COOL-MC: Verifying and Explaining RL Policies for Platelet Inventory Management

This paper demonstrates the application of the COOL-MC tool to formally verify and explain a reinforcement learning policy for platelet inventory management, confirming its high safety performance and revealing its reliance on inventory age distribution through probabilistic model checking and counterfactual analysis.

Dennis Gross

Published 2026-03-04
📖 4 min read☕ Coffee break read

Imagine you are the manager of a very special, high-stakes grocery store. But instead of selling apples or bread, you sell platelets—a type of blood cell that helps people clot and stop bleeding.

Here's the catch: These "groceries" are incredibly fragile. They expire in just five days.

The Impossible Balancing Act

Your job is to order just the right amount every day.

  • Order too much? The extra platelets rot before anyone can use them. This is a waste of a rare, life-saving resource and costs the hospital money.
  • Order too little? A patient arrives who needs a transfusion, but you have none. This is a life-or-death emergency.

In the past, humans tried to guess the right amount using math formulas. But demand is unpredictable (like a sudden flu outbreak), and the math gets too complicated. So, scientists turned to Artificial Intelligence (AI), specifically something called Reinforcement Learning (RL).

Think of the AI as a super-intelligent apprentice. You let it run the store for thousands of days in a computer simulation. It makes mistakes, gets "fined" for waste or shortages, and eventually learns a perfect strategy.

The "Black Box" Problem

Here's the trouble: The AI learns its strategy inside a neural network, which is like a giant, tangled ball of yarn. It knows what to do, but no one knows why.

  • If the AI orders 14 units on a Tuesday, is it because it's Tuesday? Because the weather is rainy? Or because it has 3 units of "fresh" stock and 2 units of "old" stock?
  • In a hospital, you can't just say, "Trust the robot." You need to know why it made that decision before you let it run a blood bank.

Enter COOL-MC: The AI Detective

This paper introduces a tool called COOL-MC. Think of it as a detective and a translator rolled into one. It takes the AI's "black box" brain and turns it into a clear, transparent map that humans can read.

Here is how COOL-MC solves the mystery, using simple analogies:

1. The "Reachable Map" (Simplifying the Maze)

The AI's world is huge, with millions of possible scenarios. Checking every single one is like trying to read every page of every book in a library to find one sentence.

  • COOL-MC's Trick: It only builds a map of the places the AI actually visits. It ignores the empty, unused rooms. This makes the map small enough to analyze quickly.

2. The "Safety Inspector" (Checking the Rules)
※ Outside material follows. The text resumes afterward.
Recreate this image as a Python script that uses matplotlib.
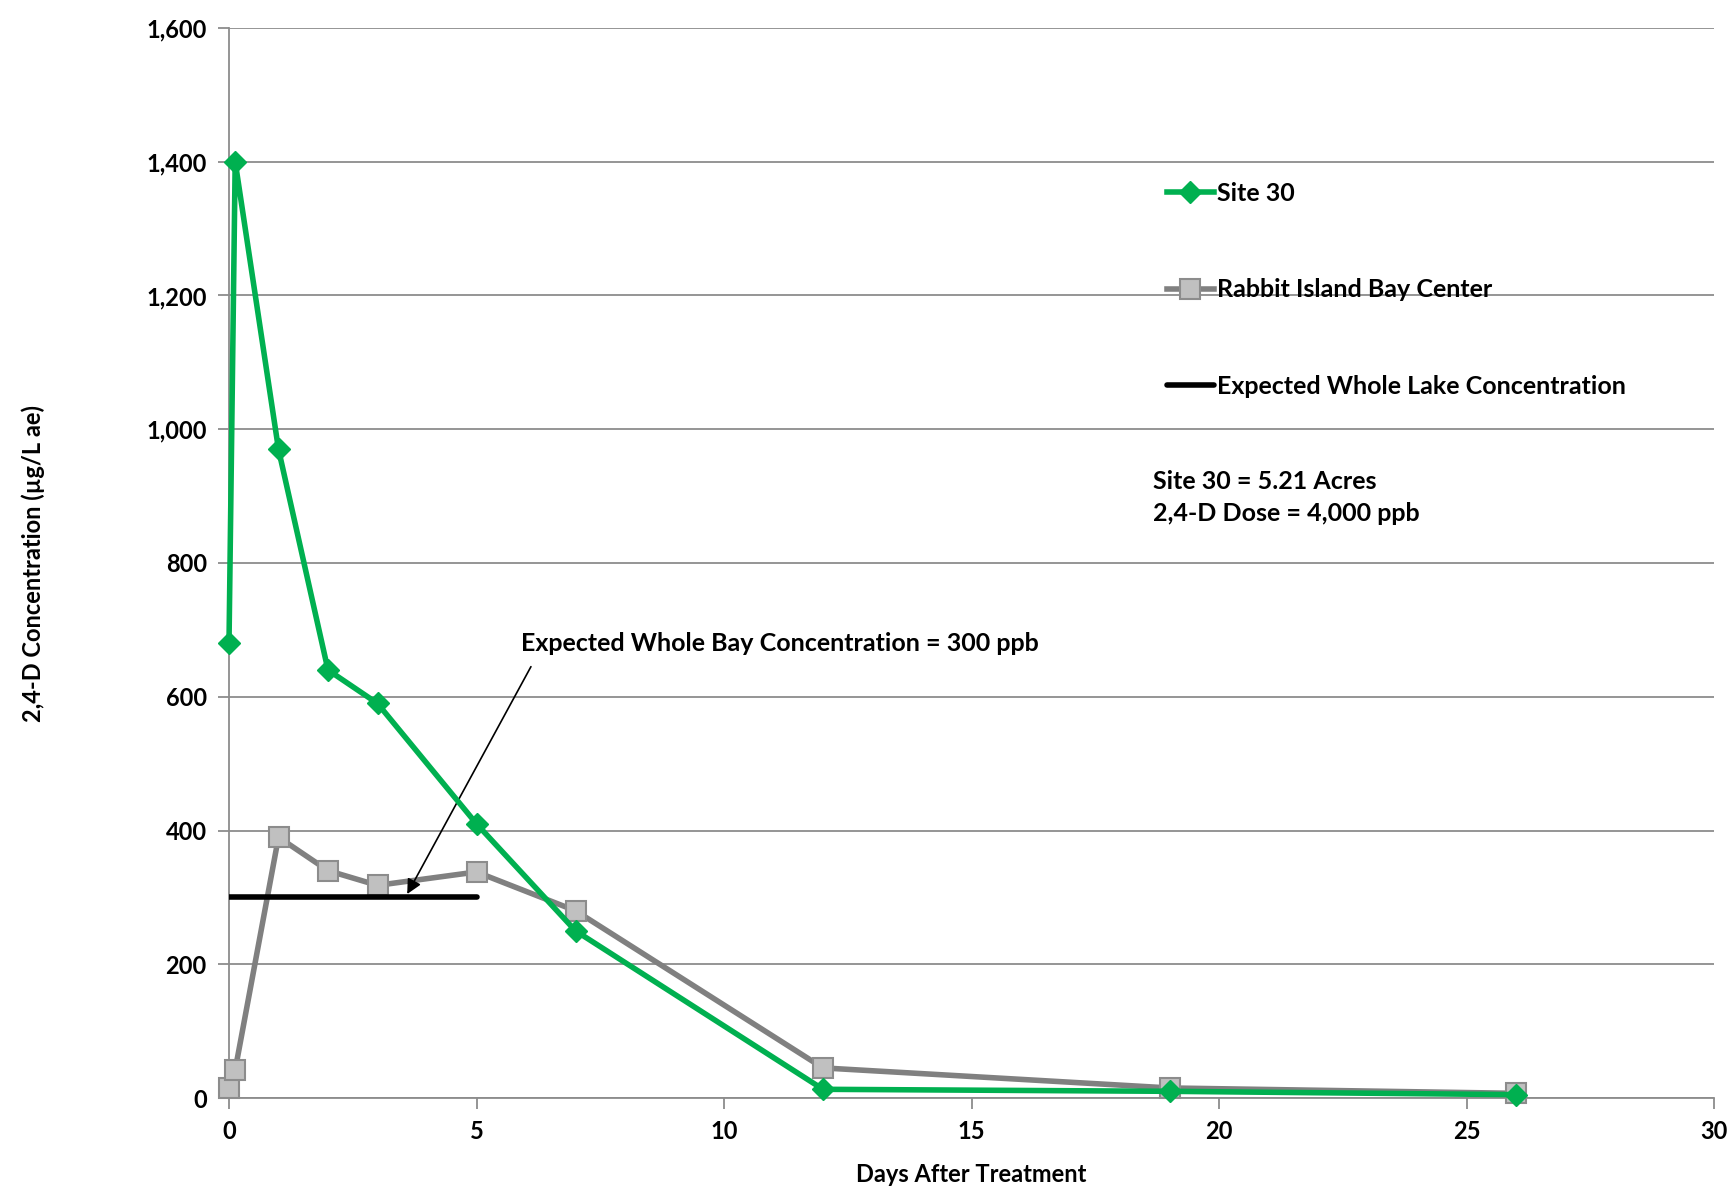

Once the map is built, COOL-MC asks strict questions, like a safety inspector:

  • "What is the exact chance that we run out of blood in the next 200 days?"
  • "What is the chance we have too much blood that will rot?"
  • The Result: The AI's strategy was found to be very safe. It has only a 2.9% chance of running out and a 1.1% chance of having too much. It passed the test!

3. The "Feature Pruning" (The Blindfold Test)

To understand why the AI makes decisions, the researchers played a game of "What if?"

  • They put a blindfold on the AI by hiding one piece of information at a time (like hiding the "Day of the Week" or the "Age of the blood").
  • The Discovery: When they hid the age of the blood (how old the platelets are), the AI's performance crashed. It started running out of stock or wasting blood.
  • The Lesson: The AI learned that freshness is everything. It barely cares what day of the week it is; it cares deeply about whether the blood is 1 day old or 4 days old.

4. The "Time Traveler" (Counterfactuals)

Finally, they asked: "What if we forced the AI to order less?"

  • They took a specific order size (14 units) that the AI liked and forced it to order only 6 units instead, in all the situations where it usually ordered 14.
  • The Surprise: The safety numbers barely changed!
  • The Lesson: This means the AI was only ordering 14 units when it had a huge "safety buffer" of blood already. It wasn't being greedy; it was being cautious. If it had ordered less, it would have been just as safe.

The Big Takeaway

This paper proves that we can use AI to manage life-saving supplies, but we can't just trust the "magic box." We need tools like COOL-MC to:

  1. Verify that the AI won't kill anyone (Safety).
  2. Explain exactly what the AI is thinking (Transparency).

It turns a mysterious, scary robot into a transparent, auditable partner that doctors and blood bank managers can actually trust with human lives.